Sur Luc 4, 1-13
Il fut tenté

Saint Ambroise
Traité sur l’évangile de Luc, Livre IV, Sources Chrétiennes 45, p. 152s

C’est à juste titre que notre Seigneur Jésus, par son jeûne et par sa solitude, nous aguerrit contre les attaques des voluptés, et que notre Seigneur souffre d’être tenté par le diable, pour qu’en lui nous apprenions tous à triompher.
Il y a lieu de se rappeler comment le premier Adam fut chassé du paradis au désert, pour remarquer comment le second Adam revint du désert au paradis. Adam est au désert, au désert aussi est le Christ. Du moment qu’au paradis Adam avait, faute de guide, perdu la route qu’il suivait, comment au désert eût-il pu sans guide regagner la route perdue ? Suivons donc le Christ, suivons ses traces et nous pourrons revenir du désert au paradis.
Jésus, rempli de l’Esprit Saint, est conduit au désert à dessein pour provoquer le diable et pour délivrer Adam de l’exil. Quarante jours, c’est le nombre d’années où nos Pères, vivant au désert, obtinrent le pain des anges pour entrer dans la terre promise ; c’est par autant de jours de jeûne du Seigneur que s’ouvre à nous l’entrée dans l’évangile.
Et le Seigneur eut faim ! Il avait faim, non de la nourriture du corps, mais du salut. La faim du Seigneur est une pieuse ruse : le diable, leurré par la vue de sa faim, allait le tenter comme un homme, et rien, pensait-il, n’empêcherait le triomphe ! Par les trois tentations, nous apprenons qu’il existe trois principaux javelots du diable dont il a coutume de s’armer pour blesser l’âme : l’un de la gourmandise, l’autre de la vanité, le troisième de l’ambition.
Voyez quelle sorte d’arme le Seigneur emploie pour défendre l’homme contre les assauts de l’esprit pervers. Il n’use pas de sa puissance en tant que Dieu, mais en tant qu’homme il a recours à la ressource commune : être occupé à se nourrir de la lecture divine, au point de négliger la faim du corps et d’acquérir l’aliment de la parole céleste.

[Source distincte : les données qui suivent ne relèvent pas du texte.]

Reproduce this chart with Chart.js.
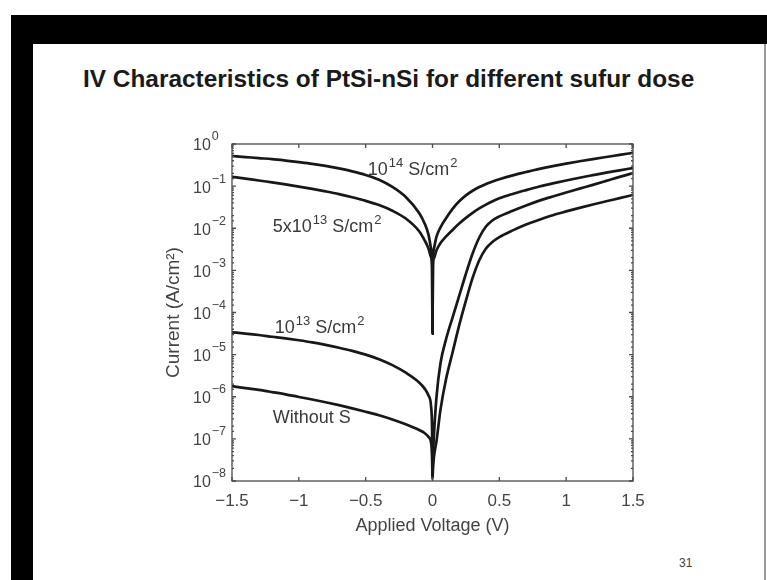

Vient ensuite la flèche de la vanité, sur le faîte du Temple. Telle est en effet la vanité : quand on croit s’élever plus haut, le désir de faire des actions d’éclat précipite les abîmes. Le troisième piège est celui de l’ambition ; l’institution des pouvoirs est de Dieu, mais l’ambition du pouvoir vient du malin.
Adam fut alléché par la nourriture ; puis il pénétra avec une présomptueuse assurance au lieu où se trouvait l’arbre interdit, et encourut le reproche d’ambition téméraire en visant à être comme Dieu.
Nul ne peut être couronné s’il n’a vaincu, nul ne peut vaincre s’il n’a pas d’abord combattu. S’il vous arrive d’être tenté, sachez qu’une couronne se prépare.